Legislation introduced on Thursday will allow First Nations communities to create their own police-services boards that would adhere to a new Police Services Act. It would require the Indigenous forces who opt in to the act to meet provincial standards for such things as service delivery, training and equipment – and for governments to provide the funds to ensure that happens.

As it stands, Indigenous policing is just another government program financed by Ottawa and the province. It is not backed by the rule of law. Indigenous communities, especially those in the North, struggle to make do with inadequate police resources, and there is no legal basis to demand better.

Read more: Ontario proposes strengthening oversight of police

The legislation being proposed by the Ontario government would change that.

"It's a historic day for the Nishnawbe Aski Police Service and for the Nishnawbe Aski Nation [NAN] and for Indigenous policing for the province," said Alvin Fiddler, the Grand Chief of the Nishnawbe Aski Nation, who has fought for years for his force to be brought under the provincial act.

The new law, Mr. Fiddler said, would provide an independent means of ensuring that funding for police matches the needs of the communities. It would entrench the Nishnawbe Aski Police Service as an essential service, and it would raise its officers to the same level as those in other police services in Ontario, he said. At the same time, the First Nations of NAN will continue to be served by a force that is culturally sensitive.

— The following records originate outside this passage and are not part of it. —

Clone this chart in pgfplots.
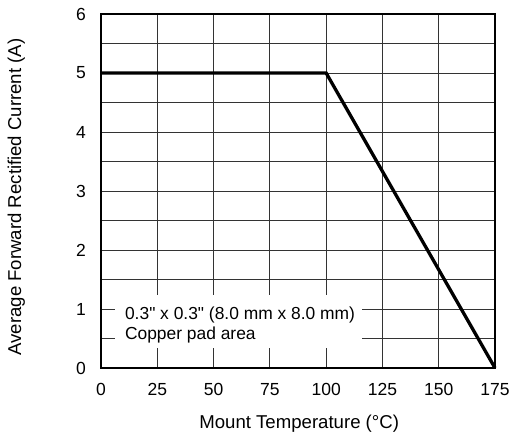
\documentclass[border=0pt]{standalone}
\usepackage{fontspec}
\setmainfont{Liberation Sans}[Ligatures=TeXOff]
\usepackage{pgfplots}
\pgfplotsset{compat=1.18}

\begin{document}
\begin{tikzpicture}
  \begin{axis}[
    name=ax,
    scale only axis,
    width=394pt, height=354pt,
    xmin=0, xmax=175, ymin=0, ymax=6,
    xtick={0,25,...,175},
    ytick={0,1,...,6},
    minor ytick={0.5,1.5,...,5.5},
    grid=both,
    major grid style={black!80, line width=0.9pt},
    minor grid style={black!80, line width=0.9pt},
    major tick length=0pt, minor tick length=0pt,
    axis line style={line width=2.7pt},
    font=\fontsize{17.5}{21}\selectfont,
    /pgf/number format/assume math mode=true,
    xticklabel shift=11.5pt,
    yticklabel shift=11.5pt,
    xlabel={Mount Temperature (°C)},
    ylabel={Average Forward Rectified Current (A)},
    label style={font=\fontsize{18.6}{22}\selectfont},
    xlabel style={at={(axis description cs:0.503,-0.1695)}, anchor=base},
    ylabel style={at={(axis description cs:-0.2030,0.483)}, anchor=base},
    clip=false,
  ]
    % derating curve
    \addplot[black, line width=3.3pt, line join=miter] coordinates {
      (0, 5)
      (100, 5)
      (175, 0)
    };
    % note box
    \fill[white] (axis cs:6.2,0.34) rectangle (axis cs:116,1.237);
    \node[anchor=north west, align=left, inner sep=0pt, font=\fontsize{17.4}{20.5}\selectfont]
      at (axis cs:10.6,1.04) {0.3" x 0.3" (8.0 mm x 8.0 mm)\\Copper pad area};
  \end{axis}
  \pgfresetboundingbox
  \path ([shift={(-101pt,-66pt)}]ax.south west) rectangle ([shift={(16pt,14pt)}]ax.north east);
\end{tikzpicture}
\end{document}
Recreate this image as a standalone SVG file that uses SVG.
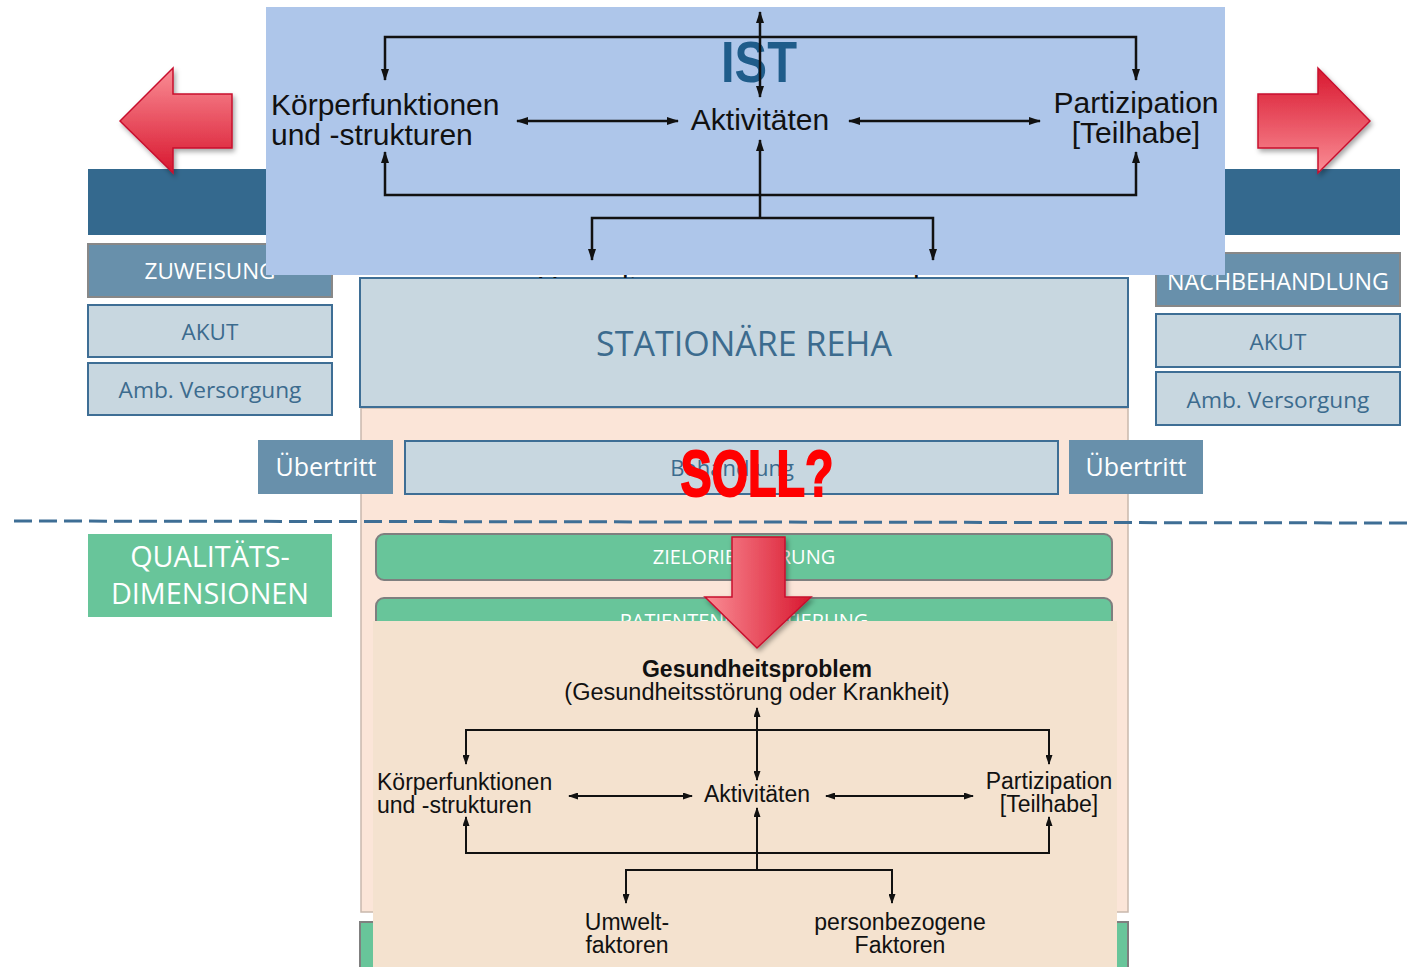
<svg xmlns="http://www.w3.org/2000/svg" width="1407" height="967" viewBox="0 0 1407 967">
<style>
.box{fill:#C8D7E0;stroke:#3E6E95;stroke-width:2}
.dbox{fill:#6890AB;stroke:#888;stroke-width:2}
.bt{font-family:"Open Sans","Noto Sans",sans-serif;fill:#3C6B8E;text-anchor:middle}
.wt{font-family:"Open Sans","Noto Sans",sans-serif;fill:#fff;text-anchor:middle}
.icf{font-family:"Liberation Sans",Arial,sans-serif;fill:#111}
.ln{fill:none;stroke:#111;stroke-width:2.5}
.ln2{fill:none;stroke:#111;stroke-width:2}
.g{fill:#68C59A;stroke:#7F7F7F;stroke-width:2}
.arr{stroke:#C8102E;stroke-width:1.5;filter:url(#sh)}
</style>
<defs>
<marker id="ah" viewBox="0 0 12 8" refX="11" refY="4" markerWidth="12" markerHeight="8" markerUnits="userSpaceOnUse" orient="auto-start-reverse"><path d="M0,0 L12,4 L0,8 z" fill="#111"/></marker>
<marker id="ah2" viewBox="0 0 10 7" refX="9" refY="3.5" markerWidth="10" markerHeight="7" markerUnits="userSpaceOnUse" orient="auto-start-reverse"><path d="M0,0 L10,3.5 L0,7 z" fill="#111"/></marker>
<linearGradient id="gL" x1="0" y1="0" x2="0" y2="1"><stop offset="0" stop-color="#FA8D95"/><stop offset="1" stop-color="#D8172F"/></linearGradient>
<linearGradient id="gR" x1="0" y1="0" x2="0" y2="1"><stop offset="0" stop-color="#D8172F"/><stop offset="1" stop-color="#FA8D95"/></linearGradient>
<linearGradient id="gD" x1="0" y1="0" x2="1" y2="0"><stop offset="0" stop-color="#FA8D95"/><stop offset="1" stop-color="#D8172F"/></linearGradient>
<filter id="sh" x="-20%" y="-20%" width="150%" height="150%"><feDropShadow dx="2" dy="3" stdDeviation="2.5" flood-color="#000" flood-opacity="0.35"/></filter>
<clipPath id="peek"><rect x="266" y="0" width="959" height="278"/></clipPath>
</defs>

<g id="reha-bg">
<rect x="361" y="408" width="767" height="504" fill="#FBE5D8" stroke="#C9B8AD" stroke-width="1.5"/>
<rect x="360" y="922" width="768" height="60" class="g"/>
</g>

<g id="zuweisung">
<rect x="88" y="169" width="190" height="66" fill="#34698E"/>
<rect x="88" y="244" width="244" height="53" class="dbox"/>
<text x="210" y="279" class="wt" font-size="22.5">ZUWEISUNG</text>
<rect x="88" y="305" width="244" height="52" class="box"/>
<text x="210" y="340" class="bt" font-size="22.5">AKUT</text>
<rect x="88" y="363" width="244" height="52" class="box"/>
<text x="210" y="398" class="bt" font-size="22.7">Amb. Versorgung</text>
</g>

<g id="nachbehandlung">
<rect x="1210" y="169" width="190" height="66" fill="#34698E"/>
<rect x="1156" y="253" width="244" height="53" class="dbox"/>
<text x="1278" y="290" class="wt" font-size="23.3">NACHBEHANDLUNG</text>
<rect x="1156" y="314" width="244" height="53" class="box"/>
<text x="1278" y="350" class="bt" font-size="22.5">AKUT</text>
<rect x="1156" y="372" width="244" height="53" class="box"/>
<text x="1278" y="408" class="bt" font-size="22.7">Amb. Versorgung</text>
</g>

<g id="stationaer">
<rect x="360" y="278" width="768" height="129" class="box"/>
<text x="744" y="356" class="bt" font-size="34">STATIONÄRE REHA</text>
</g>

<g id="uebertritt-links">
<rect x="258" y="440" width="135" height="54" fill="#6890AB"/>
<text x="326" y="476" class="wt" font-size="25">Übertritt</text>
</g>
<g id="behandlung">
<rect x="405" y="441" width="653" height="53" class="box"/>
<text x="732" y="476" class="bt" font-size="22">Behandlung</text>
</g>
<g id="uebertritt-rechts">
<rect x="1069" y="440" width="134" height="54" fill="#6890AB"/>
<text x="1136" y="476" class="wt" font-size="25">Übertritt</text>
</g>

<g id="trennlinie">
<line x1="14" y1="521" x2="1407" y2="523" stroke="#3E6E95" stroke-width="3" stroke-dasharray="18 7"/>
</g>

<g id="qualitaet">
<rect x="88" y="534" width="244" height="83" fill="#68C59A"/>
<text x="210" y="567" class="wt" font-size="28.8">QUALITÄTS-</text>
<text x="210" y="604" class="wt" font-size="28.8">DIMENSIONEN</text>
</g>
<g id="zielorientierung">
<rect x="376" y="534" width="736" height="46" rx="8" class="g"/>
<text x="744" y="564" class="wt" font-size="20">ZIELORIENTIERUNG</text>
</g>
<g id="patientenorientierung">
<rect x="376" y="598" width="736" height="46" rx="8" class="g"/>
<text x="744" y="628" class="wt" font-size="20">PATIENTENORIENTIERUNG</text>
</g>

<g id="ist">
<g clip-path="url(#peek)">
<text x="592" y="297" class="icf" font-size="30" text-anchor="middle">Umwelt-</text>
<text x="933" y="297" class="icf" font-size="30" text-anchor="middle">personbezogene</text>
</g>
<rect x="266" y="7" width="959" height="268" fill="#AEC6EA"/>
<text x="759" y="82" font-family="'Liberation Sans',Arial,sans-serif" font-weight="bold" font-size="58" fill="#1F5C8A" text-anchor="middle" textLength="76" lengthAdjust="spacingAndGlyphs">IST</text>
<text x="271" y="115" class="icf" font-size="30">Körperfunktionen</text>
<text x="271" y="145" class="icf" font-size="30">und -strukturen</text>
<text x="760" y="130" class="icf" font-size="30" text-anchor="middle">Aktivitäten</text>
<text x="1136" y="113" class="icf" font-size="30" text-anchor="middle">Partizipation</text>
<text x="1136" y="143" class="icf" font-size="30" text-anchor="middle">[Teilhabe]</text>
</g>

<g id="soll-icf">
<rect x="373" y="621" width="744" height="350" fill="#F4E2CF"/>
<text x="757" y="677" class="icf" font-size="23" font-weight="bold" text-anchor="middle">Gesundheitsproblem</text>
<text x="757" y="700" class="icf" font-size="23.5" text-anchor="middle">(Gesundheitsstörung oder Krankheit)</text>
<text x="377" y="790" class="icf" font-size="23">Körperfunktionen</text>
<text x="377" y="813" class="icf" font-size="23">und -strukturen</text>
<text x="757" y="802" class="icf" font-size="23" text-anchor="middle">Aktivitäten</text>
<text x="1049" y="789" class="icf" font-size="23" text-anchor="middle">Partizipation</text>
<text x="1049" y="812" class="icf" font-size="23" text-anchor="middle">[Teilhabe]</text>
<text x="627" y="930" class="icf" font-size="23" text-anchor="middle">Umwelt-</text>
<text x="627" y="953" class="icf" font-size="23" text-anchor="middle">faktoren</text>
<text x="900" y="930" class="icf" font-size="23" text-anchor="middle">personbezogene</text>
<text x="900" y="953" class="icf" font-size="23" text-anchor="middle">Faktoren</text>
</g>

<g id="connectors">
<path class="ln" d="M760,97 L760,12" marker-start="url(#ah)" marker-end="url(#ah)"/>
<path class="ln" d="M385,80 L385,37 L1136,37 L1136,80" marker-start="url(#ah)" marker-end="url(#ah)"/>
<path class="ln" d="M385,152 L385,195 L1136,195 L1136,152" marker-start="url(#ah)" marker-end="url(#ah)"/>
<path class="ln" d="M760,218 L760,140" marker-end="url(#ah)"/>
<path class="ln" d="M592,260 L592,218 L933,218 L933,260" marker-start="url(#ah)" marker-end="url(#ah)"/>
<path class="ln" d="M517,121 L678,121" marker-start="url(#ah)" marker-end="url(#ah)"/>
<path class="ln" d="M849,121 L1040,121" marker-start="url(#ah)" marker-end="url(#ah)"/>

<path class="ln2" d="M757,780 L757,708" marker-start="url(#ah2)" marker-end="url(#ah2)"/>
<path class="ln2" d="M466,764 L466,730 L1049,730 L1049,764" marker-start="url(#ah2)" marker-end="url(#ah2)"/>
<path class="ln2" d="M569,796 L692,796" marker-start="url(#ah2)" marker-end="url(#ah2)"/>
<path class="ln2" d="M826,796 L973,796" marker-start="url(#ah2)" marker-end="url(#ah2)"/>
<path class="ln2" d="M466,817 L466,853 L1049,853 L1049,817" marker-start="url(#ah2)" marker-end="url(#ah2)"/>
<path class="ln2" d="M757,870 L757,808" marker-end="url(#ah2)"/>
<path class="ln2" d="M626,903 L626,870 L892,870 L892,903" marker-start="url(#ah2)" marker-end="url(#ah2)"/>
</g>

<g id="pfeil-links">
<path class="arr" fill="url(#gL)" d="M120,121 L173,68 L173,94 L232,94 L232,148 L173,148 L173,173 Z"/>
</g>
<g id="pfeil-rechts">
<path class="arr" fill="url(#gR)" d="M1370,121 L1318,68 L1318,94 L1258,94 L1258,148 L1318,148 L1318,173 Z"/>
</g>
<g id="pfeil-unten">
<path class="arr" fill="url(#gD)" d="M732,537 L785,537 L785,597 L811,597 L757,648 L705,597 L732,597 Z"/>
</g>

<g id="soll">
<text x="757" y="496" font-family="'Liberation Sans',Arial,sans-serif" font-weight="bold" font-size="64" fill="#FF0000" stroke="#FF0000" stroke-width="2" text-anchor="middle" textLength="153" lengthAdjust="spacingAndGlyphs">SOLL?</text>
</g>
</svg>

"This is a game changer for all of us," Mr. Fiddler said.

Not all of Ontario's First Nations want to have their police forces covered by provincial legislation and those that choose to remain outside the Police Services Act may do so.

Marie-France Lalonde, the Ontario Minister of Community Safety and Correctional Services, said the change, which is part of a much larger set of revisions to the way policing is delivered in Ontario, is long overdue.

It was included in the recommendations earlier this year of Justice Michael Tulloch, who conducted an independent review of police oversight in the province.

"We want to support the sustainability of our First Nations policing by enabling the First Nations to choose their policing-service delivery mode," Ms. Lalonde said. "We wanted to create a fair, equitable and accountable process."

The change will mean increased costs for both the provincial and federal governments. Ms. Lalonde said Ottawa is already in discussions with the province and the First Nations about how to move forward under a new system.

Insufficient police resources on Nishnawbe Aski First Nations mean police work without radios or access to investigative services. There is nothing to say that a lone officer should not be on call seven days a week, around the clock. And detachments can be decrepit shacks.

In 2006, two young men who were being held for public intoxication burned to death in the Kashechewan police station, which lacked a working smoke detector, fire extinguisher and sprinkler system.

In February, 2013, Lena Anderson hanged herself in the back of a police truck where she was being held following her arrest on the Kasibonika First Nation because prisoners had escaped through the large holes in the floor of the reserve's detachment.

Providing police services on reserves through program funding instead of through legislation is putting the lives of community members and officers at risk, Mr. Fiddler said. "What this new bill means," he said, "is there is equity in Indigenous policing, not just in NAN territory but right throughout the province."